Sheriff’s Office Sgt. M.D. Hutchison said some witnesses actually followed Stathas’ vehicle and that deputies had set up a perimeter and saw the vehicle crash twice.
“Some witnesses had observed what had happened, a bank robbery, and gave us a real good description of the suspect and the vehicle he fled in,” Hutchison said. “It was a collaborated effort between the people at the bank giving us a good description and also witnesses and the public who pointed us in the right direction.”
Police sources also say Stathas is suspected of robbing the Fifth Third Bank at 4120 Far Hills Ave. in Kettering on Dec. 23 after calling in bomb threats late that afternoon at the Kettering Rec Center and a Kroger on Dorothy Lane.

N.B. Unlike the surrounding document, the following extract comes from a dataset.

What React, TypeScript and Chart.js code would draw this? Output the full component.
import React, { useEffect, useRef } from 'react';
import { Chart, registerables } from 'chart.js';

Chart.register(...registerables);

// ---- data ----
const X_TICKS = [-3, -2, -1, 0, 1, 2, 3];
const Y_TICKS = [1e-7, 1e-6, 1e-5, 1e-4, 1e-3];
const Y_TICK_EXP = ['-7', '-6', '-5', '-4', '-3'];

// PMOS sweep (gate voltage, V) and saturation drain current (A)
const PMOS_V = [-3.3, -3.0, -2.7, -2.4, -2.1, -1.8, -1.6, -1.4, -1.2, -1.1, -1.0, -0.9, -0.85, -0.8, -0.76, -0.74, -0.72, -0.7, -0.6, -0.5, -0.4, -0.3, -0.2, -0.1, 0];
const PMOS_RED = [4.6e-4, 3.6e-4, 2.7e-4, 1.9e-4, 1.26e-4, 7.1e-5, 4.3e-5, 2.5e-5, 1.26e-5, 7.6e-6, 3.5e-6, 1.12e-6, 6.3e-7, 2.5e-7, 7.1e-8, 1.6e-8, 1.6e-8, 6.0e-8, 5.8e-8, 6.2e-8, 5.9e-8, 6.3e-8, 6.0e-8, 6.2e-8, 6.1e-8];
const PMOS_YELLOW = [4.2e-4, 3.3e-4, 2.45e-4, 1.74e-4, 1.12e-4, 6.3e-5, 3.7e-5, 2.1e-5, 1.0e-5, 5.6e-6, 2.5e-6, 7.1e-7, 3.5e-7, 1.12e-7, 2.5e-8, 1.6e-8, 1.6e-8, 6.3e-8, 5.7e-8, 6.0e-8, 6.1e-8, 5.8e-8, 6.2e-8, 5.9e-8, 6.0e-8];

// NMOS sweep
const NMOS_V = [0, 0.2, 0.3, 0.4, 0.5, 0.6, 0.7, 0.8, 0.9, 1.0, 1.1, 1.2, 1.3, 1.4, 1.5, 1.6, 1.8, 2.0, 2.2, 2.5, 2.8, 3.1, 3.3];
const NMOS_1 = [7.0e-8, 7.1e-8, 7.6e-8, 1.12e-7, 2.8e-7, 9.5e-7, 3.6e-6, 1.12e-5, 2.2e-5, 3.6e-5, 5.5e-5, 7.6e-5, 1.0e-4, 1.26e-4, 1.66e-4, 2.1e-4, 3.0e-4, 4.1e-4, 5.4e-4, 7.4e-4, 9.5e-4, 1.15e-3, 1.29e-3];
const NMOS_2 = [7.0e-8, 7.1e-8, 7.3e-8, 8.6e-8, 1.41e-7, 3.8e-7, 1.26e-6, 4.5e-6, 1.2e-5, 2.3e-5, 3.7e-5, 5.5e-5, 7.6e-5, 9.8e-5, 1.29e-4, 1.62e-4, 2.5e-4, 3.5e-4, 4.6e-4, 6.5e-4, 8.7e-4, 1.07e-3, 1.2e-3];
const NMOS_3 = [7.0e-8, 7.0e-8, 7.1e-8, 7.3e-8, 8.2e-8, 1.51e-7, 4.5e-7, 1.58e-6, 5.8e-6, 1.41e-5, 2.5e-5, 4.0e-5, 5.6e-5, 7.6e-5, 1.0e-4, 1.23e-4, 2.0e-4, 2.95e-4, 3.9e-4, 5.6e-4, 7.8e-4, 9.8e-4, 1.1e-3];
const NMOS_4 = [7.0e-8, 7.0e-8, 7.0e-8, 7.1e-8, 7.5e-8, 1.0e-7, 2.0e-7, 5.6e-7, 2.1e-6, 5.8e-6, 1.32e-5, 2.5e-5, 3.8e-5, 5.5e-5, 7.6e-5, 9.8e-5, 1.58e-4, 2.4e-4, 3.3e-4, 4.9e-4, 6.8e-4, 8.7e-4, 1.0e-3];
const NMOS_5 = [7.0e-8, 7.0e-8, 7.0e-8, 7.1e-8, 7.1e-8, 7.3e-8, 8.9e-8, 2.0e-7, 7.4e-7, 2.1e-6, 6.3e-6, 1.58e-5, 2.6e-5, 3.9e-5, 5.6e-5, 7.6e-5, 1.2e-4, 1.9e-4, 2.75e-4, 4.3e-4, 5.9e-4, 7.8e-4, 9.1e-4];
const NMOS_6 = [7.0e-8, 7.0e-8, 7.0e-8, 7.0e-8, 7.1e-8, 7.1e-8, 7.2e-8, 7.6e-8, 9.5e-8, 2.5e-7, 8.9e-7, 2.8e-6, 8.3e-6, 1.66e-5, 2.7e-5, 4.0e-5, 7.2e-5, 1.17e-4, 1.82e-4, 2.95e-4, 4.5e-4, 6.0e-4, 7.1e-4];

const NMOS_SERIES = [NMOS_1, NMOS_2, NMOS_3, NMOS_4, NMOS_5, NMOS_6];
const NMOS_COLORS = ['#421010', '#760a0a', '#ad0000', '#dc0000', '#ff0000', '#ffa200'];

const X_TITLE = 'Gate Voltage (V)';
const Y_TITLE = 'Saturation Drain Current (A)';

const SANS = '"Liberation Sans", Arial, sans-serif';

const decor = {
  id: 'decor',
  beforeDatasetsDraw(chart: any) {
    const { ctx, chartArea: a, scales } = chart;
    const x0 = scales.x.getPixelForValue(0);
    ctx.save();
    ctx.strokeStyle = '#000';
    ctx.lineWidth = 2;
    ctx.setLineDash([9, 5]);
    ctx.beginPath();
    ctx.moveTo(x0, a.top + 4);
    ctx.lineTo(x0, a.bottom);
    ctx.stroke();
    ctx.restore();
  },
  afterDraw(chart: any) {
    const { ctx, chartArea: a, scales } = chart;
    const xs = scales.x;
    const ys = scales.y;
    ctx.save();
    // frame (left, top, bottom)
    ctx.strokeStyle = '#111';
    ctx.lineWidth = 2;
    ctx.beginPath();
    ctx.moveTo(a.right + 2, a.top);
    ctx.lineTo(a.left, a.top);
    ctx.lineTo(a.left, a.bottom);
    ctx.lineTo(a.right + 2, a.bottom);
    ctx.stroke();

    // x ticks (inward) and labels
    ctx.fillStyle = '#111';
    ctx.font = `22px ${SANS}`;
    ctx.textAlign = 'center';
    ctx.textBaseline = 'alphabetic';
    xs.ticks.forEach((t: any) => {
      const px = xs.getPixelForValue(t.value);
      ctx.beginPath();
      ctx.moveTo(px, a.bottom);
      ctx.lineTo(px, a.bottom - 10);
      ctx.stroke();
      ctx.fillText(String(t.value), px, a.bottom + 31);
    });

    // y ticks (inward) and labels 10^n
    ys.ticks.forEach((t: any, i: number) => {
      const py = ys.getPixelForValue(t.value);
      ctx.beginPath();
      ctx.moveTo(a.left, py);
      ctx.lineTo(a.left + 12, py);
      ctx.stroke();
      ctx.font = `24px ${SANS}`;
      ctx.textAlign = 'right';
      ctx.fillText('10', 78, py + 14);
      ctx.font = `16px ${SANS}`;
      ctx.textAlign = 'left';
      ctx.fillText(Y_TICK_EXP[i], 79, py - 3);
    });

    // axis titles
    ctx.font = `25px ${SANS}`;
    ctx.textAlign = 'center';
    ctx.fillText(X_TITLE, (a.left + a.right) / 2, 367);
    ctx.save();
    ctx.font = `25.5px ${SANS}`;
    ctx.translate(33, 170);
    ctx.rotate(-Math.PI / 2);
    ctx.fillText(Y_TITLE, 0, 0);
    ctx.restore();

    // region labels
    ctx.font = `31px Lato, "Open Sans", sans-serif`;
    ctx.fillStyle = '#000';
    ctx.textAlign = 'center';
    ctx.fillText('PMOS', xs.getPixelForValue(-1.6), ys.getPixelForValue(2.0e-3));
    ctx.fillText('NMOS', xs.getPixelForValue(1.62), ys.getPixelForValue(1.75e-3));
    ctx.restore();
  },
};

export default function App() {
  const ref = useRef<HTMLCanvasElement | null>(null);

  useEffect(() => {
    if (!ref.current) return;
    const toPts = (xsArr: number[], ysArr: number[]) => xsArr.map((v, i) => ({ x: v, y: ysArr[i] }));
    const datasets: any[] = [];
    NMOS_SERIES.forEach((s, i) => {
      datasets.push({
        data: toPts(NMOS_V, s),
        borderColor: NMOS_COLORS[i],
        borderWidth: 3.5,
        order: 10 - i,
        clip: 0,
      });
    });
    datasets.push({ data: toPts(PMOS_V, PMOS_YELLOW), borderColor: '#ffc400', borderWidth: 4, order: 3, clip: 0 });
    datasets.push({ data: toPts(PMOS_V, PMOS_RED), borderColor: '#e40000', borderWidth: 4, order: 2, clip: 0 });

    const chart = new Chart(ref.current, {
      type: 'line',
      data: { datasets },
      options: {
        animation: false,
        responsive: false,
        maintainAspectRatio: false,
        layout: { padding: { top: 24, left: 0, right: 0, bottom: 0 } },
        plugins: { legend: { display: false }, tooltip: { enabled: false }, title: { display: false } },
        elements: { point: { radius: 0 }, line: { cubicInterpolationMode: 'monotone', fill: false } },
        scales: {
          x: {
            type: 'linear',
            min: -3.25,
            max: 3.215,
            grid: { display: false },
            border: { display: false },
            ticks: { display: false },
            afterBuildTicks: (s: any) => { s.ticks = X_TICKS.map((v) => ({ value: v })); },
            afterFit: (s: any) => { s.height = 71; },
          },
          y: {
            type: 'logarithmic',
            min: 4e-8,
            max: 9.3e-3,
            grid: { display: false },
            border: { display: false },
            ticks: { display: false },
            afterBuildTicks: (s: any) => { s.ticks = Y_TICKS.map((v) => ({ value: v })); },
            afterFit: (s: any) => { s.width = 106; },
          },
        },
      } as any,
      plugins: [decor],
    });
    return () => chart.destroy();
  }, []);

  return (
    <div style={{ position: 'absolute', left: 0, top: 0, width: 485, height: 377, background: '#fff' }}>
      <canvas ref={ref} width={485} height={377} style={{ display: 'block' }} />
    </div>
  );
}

An anonymous caller told a 911 dispatcher that he put bombs at both locations. “Do not mess around,” the caller said. “You better get to them.”
Witnesses said in the Dec. 23. robbery that a man wearing a black ski mask and black hoodie, wielding a can of pepper spray, entered the bank and left with an undisclosed amount of money.
Police say Stathas also attempted to rob the same Fifth Third on Tuesday but didn’t get any money.
Asked why a robber would try to hit the same bank twice in a matter of days, Kettering police Lt. Michael Gabrielson said: “Unfortunately, this time of year bank robberies do actually go up in the holiday season.”
Stathas served nearly a year in prison for robbing the same Fifth Third bank in November 2014, according to Ohio Dept. of Rehabilitation and Correction records.
Stathas was in prison from Jan. 27, 2015, until Nov. 27, 2015, and was released from post-release control on Dec. 1, 2016. ODRC records show Stathas also served two years in prison from December 2006 to December 2008 for failure to comply.
Stathas was ordered to restitution of $924.91 to Fifth Third in his 2014 case, according to Montgomery County Common Pleas Court records. He did not display a weapon in that case.
Stathas was eligible for a transitional control program for the 2014 case, but Judge Dennis Langer did not approve it, stating that Stathas’ admission into that program “would demean the seriousness of this offense.”